Given data ::
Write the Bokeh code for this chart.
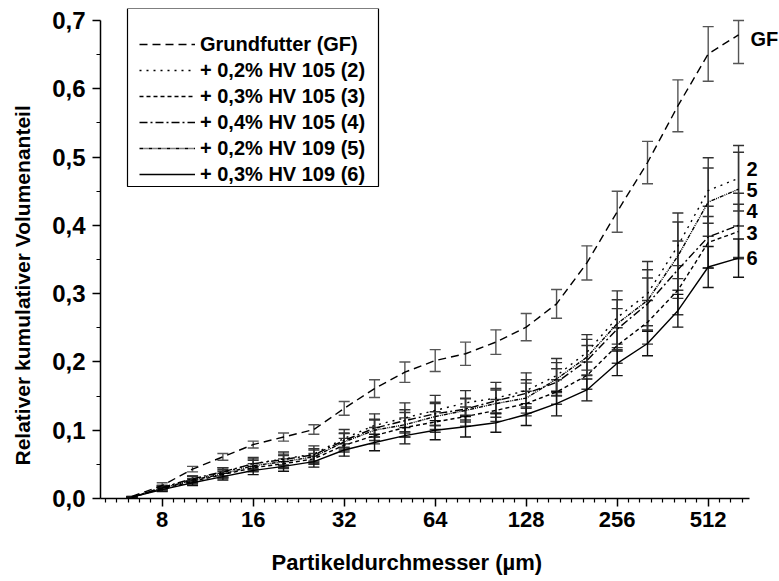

--

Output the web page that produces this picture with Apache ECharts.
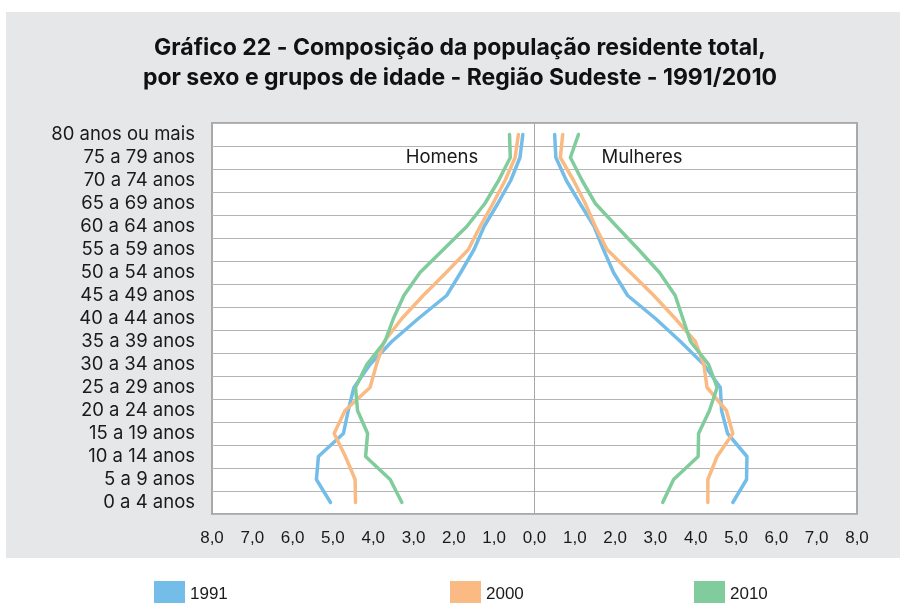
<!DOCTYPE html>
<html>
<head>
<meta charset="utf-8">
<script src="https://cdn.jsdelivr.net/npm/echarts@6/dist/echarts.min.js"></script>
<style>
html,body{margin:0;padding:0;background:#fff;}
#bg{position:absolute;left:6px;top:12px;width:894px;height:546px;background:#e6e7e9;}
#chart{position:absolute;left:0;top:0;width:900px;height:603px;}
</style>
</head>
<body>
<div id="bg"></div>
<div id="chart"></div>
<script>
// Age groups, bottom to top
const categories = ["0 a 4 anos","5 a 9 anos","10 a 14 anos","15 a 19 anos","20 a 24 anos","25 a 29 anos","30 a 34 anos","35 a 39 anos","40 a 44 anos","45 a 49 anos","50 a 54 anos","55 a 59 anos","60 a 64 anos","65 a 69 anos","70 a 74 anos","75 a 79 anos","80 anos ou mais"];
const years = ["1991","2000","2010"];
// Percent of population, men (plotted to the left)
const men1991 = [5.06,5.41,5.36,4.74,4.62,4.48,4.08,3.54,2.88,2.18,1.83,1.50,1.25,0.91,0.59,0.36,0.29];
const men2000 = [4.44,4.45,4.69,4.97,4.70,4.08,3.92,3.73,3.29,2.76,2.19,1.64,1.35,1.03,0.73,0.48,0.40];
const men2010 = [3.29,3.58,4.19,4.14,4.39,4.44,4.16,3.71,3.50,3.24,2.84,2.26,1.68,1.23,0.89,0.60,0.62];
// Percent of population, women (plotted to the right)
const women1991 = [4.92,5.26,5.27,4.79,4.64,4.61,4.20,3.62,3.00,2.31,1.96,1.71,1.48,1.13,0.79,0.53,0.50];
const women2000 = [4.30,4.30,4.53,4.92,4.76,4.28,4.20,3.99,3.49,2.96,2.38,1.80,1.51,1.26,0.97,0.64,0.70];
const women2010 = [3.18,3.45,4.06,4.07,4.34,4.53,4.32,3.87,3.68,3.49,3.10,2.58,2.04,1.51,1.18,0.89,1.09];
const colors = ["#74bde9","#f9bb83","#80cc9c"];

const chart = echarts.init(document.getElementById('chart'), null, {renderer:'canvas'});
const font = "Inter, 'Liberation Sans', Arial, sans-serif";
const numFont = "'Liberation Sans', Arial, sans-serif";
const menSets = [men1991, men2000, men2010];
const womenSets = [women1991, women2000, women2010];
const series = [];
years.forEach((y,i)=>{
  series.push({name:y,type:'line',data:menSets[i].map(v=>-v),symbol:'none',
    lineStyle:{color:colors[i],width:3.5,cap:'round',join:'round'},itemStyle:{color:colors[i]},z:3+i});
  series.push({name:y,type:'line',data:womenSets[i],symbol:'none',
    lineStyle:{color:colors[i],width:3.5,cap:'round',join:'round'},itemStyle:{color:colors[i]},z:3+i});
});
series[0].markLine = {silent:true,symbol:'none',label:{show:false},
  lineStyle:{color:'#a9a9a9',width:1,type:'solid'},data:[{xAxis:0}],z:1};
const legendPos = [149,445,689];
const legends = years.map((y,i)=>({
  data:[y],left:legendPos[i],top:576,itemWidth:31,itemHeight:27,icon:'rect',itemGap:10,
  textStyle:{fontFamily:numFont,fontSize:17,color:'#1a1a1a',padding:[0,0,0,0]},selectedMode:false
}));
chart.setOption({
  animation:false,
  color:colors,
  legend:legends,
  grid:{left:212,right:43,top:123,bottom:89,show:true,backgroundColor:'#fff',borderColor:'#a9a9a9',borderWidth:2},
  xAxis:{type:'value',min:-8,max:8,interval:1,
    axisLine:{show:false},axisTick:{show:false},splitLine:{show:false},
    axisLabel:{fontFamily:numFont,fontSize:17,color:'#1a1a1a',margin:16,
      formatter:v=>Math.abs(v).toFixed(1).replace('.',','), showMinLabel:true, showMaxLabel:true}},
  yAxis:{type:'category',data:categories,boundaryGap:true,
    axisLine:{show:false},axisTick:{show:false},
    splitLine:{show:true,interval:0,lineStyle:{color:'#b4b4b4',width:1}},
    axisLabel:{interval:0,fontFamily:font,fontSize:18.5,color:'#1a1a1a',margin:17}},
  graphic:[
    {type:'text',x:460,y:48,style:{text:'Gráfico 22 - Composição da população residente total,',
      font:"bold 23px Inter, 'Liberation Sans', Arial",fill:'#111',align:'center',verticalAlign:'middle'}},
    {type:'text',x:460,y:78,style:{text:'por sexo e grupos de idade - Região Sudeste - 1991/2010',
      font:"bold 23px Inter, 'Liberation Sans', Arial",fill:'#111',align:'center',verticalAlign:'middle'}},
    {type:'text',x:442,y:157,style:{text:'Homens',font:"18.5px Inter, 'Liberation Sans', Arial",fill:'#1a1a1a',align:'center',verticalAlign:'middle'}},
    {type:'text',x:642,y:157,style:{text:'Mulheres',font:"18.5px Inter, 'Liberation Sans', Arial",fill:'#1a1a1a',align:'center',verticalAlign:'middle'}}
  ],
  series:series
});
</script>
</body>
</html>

---

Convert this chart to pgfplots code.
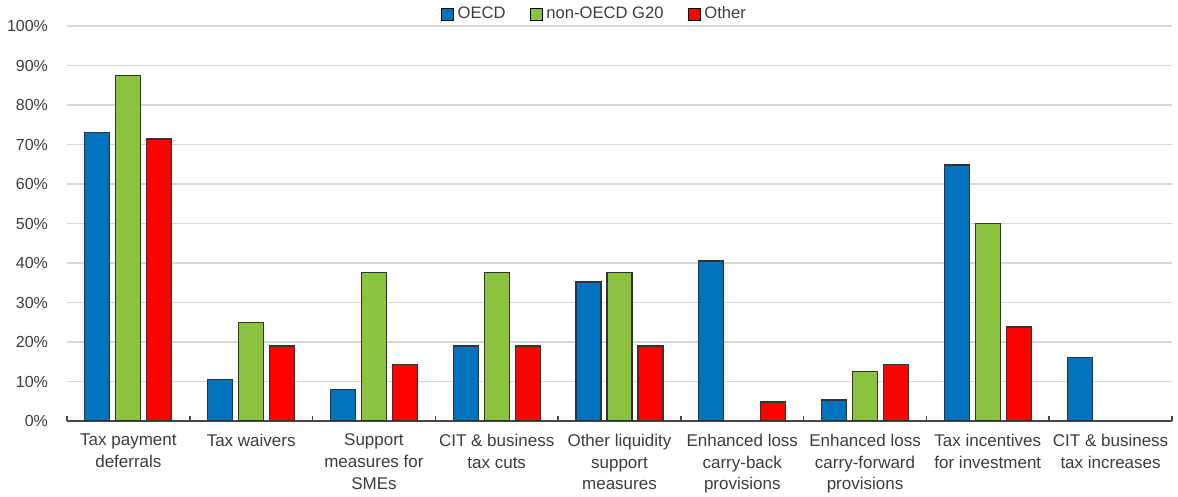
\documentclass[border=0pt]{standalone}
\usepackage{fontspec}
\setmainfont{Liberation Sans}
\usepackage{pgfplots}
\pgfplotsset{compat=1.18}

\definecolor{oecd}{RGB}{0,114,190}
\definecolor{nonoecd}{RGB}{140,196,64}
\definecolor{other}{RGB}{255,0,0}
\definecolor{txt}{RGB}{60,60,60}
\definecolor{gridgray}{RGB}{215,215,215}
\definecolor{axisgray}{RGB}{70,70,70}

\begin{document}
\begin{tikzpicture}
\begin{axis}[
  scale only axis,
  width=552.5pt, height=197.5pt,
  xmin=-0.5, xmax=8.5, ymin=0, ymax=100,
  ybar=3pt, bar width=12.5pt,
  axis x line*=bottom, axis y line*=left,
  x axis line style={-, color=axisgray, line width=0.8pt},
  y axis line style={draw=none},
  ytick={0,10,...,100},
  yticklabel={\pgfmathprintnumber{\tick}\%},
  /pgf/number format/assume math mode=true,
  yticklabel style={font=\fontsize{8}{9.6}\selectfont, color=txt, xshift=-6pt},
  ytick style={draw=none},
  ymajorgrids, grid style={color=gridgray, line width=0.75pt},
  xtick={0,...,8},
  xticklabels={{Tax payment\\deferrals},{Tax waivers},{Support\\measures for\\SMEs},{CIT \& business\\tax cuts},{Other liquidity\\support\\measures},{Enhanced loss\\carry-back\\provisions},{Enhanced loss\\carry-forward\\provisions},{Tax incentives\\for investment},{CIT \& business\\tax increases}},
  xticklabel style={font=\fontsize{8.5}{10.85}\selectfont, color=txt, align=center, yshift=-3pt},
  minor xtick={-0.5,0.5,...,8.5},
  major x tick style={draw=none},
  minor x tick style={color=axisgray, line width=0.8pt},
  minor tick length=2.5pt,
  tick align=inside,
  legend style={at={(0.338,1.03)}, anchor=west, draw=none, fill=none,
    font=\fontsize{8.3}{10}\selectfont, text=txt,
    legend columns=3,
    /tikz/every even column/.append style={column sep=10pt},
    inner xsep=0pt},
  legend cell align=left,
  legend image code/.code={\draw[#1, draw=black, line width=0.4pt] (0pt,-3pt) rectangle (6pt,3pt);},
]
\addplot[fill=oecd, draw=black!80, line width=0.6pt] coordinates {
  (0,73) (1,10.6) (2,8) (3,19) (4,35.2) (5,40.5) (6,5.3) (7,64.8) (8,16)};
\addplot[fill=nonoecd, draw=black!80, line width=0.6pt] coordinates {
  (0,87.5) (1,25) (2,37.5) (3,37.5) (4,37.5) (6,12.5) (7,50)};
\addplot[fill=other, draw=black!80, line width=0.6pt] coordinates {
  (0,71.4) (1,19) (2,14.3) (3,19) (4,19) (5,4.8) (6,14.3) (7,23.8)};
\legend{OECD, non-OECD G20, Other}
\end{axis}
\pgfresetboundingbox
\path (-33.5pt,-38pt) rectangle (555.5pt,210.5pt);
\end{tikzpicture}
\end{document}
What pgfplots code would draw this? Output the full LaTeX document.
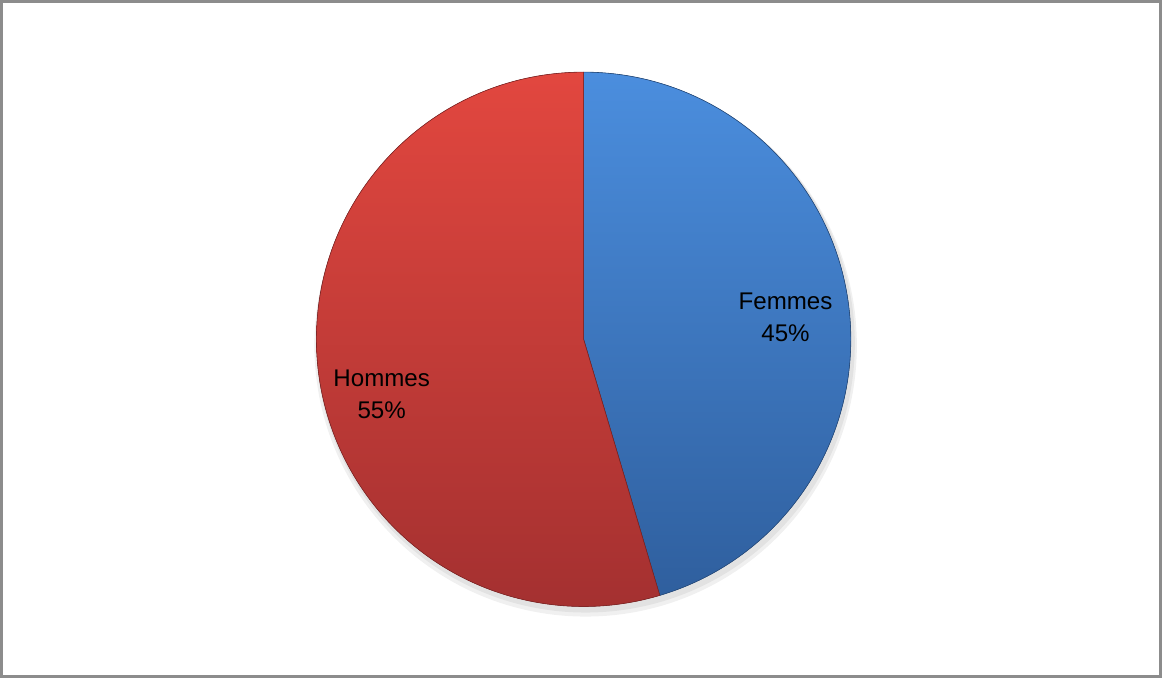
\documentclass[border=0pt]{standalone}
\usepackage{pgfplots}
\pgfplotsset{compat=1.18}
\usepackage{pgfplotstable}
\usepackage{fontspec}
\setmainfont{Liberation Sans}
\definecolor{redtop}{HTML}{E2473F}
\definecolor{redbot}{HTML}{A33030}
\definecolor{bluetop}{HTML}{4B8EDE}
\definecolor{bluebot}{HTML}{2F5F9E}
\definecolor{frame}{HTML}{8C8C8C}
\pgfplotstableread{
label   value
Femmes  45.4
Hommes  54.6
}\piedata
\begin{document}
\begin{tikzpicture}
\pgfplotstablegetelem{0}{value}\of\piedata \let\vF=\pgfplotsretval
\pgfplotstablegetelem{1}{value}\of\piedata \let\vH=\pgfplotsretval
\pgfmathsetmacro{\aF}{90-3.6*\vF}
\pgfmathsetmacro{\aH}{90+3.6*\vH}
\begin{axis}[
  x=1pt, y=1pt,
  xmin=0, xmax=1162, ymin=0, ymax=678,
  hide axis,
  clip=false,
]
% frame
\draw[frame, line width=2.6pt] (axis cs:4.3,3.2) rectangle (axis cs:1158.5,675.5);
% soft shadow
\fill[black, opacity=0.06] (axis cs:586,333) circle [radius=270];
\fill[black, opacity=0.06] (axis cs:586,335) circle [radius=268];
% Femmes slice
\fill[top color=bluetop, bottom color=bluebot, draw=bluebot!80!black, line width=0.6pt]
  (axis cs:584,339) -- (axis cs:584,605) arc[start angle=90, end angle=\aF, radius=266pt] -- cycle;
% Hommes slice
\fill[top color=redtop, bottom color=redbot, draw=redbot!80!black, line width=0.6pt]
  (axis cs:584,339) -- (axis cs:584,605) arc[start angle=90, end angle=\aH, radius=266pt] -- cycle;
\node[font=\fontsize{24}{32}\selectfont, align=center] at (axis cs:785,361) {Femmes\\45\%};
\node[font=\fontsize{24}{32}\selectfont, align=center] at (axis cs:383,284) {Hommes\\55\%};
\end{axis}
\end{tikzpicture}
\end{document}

Problem ::
Filter the data for the string "Output" and copy every line that has it.

Problem solution ::
Output the web page that produces this picture with Apache ECharts.
What pgfplots code would draw this? Output the full LaTeX document.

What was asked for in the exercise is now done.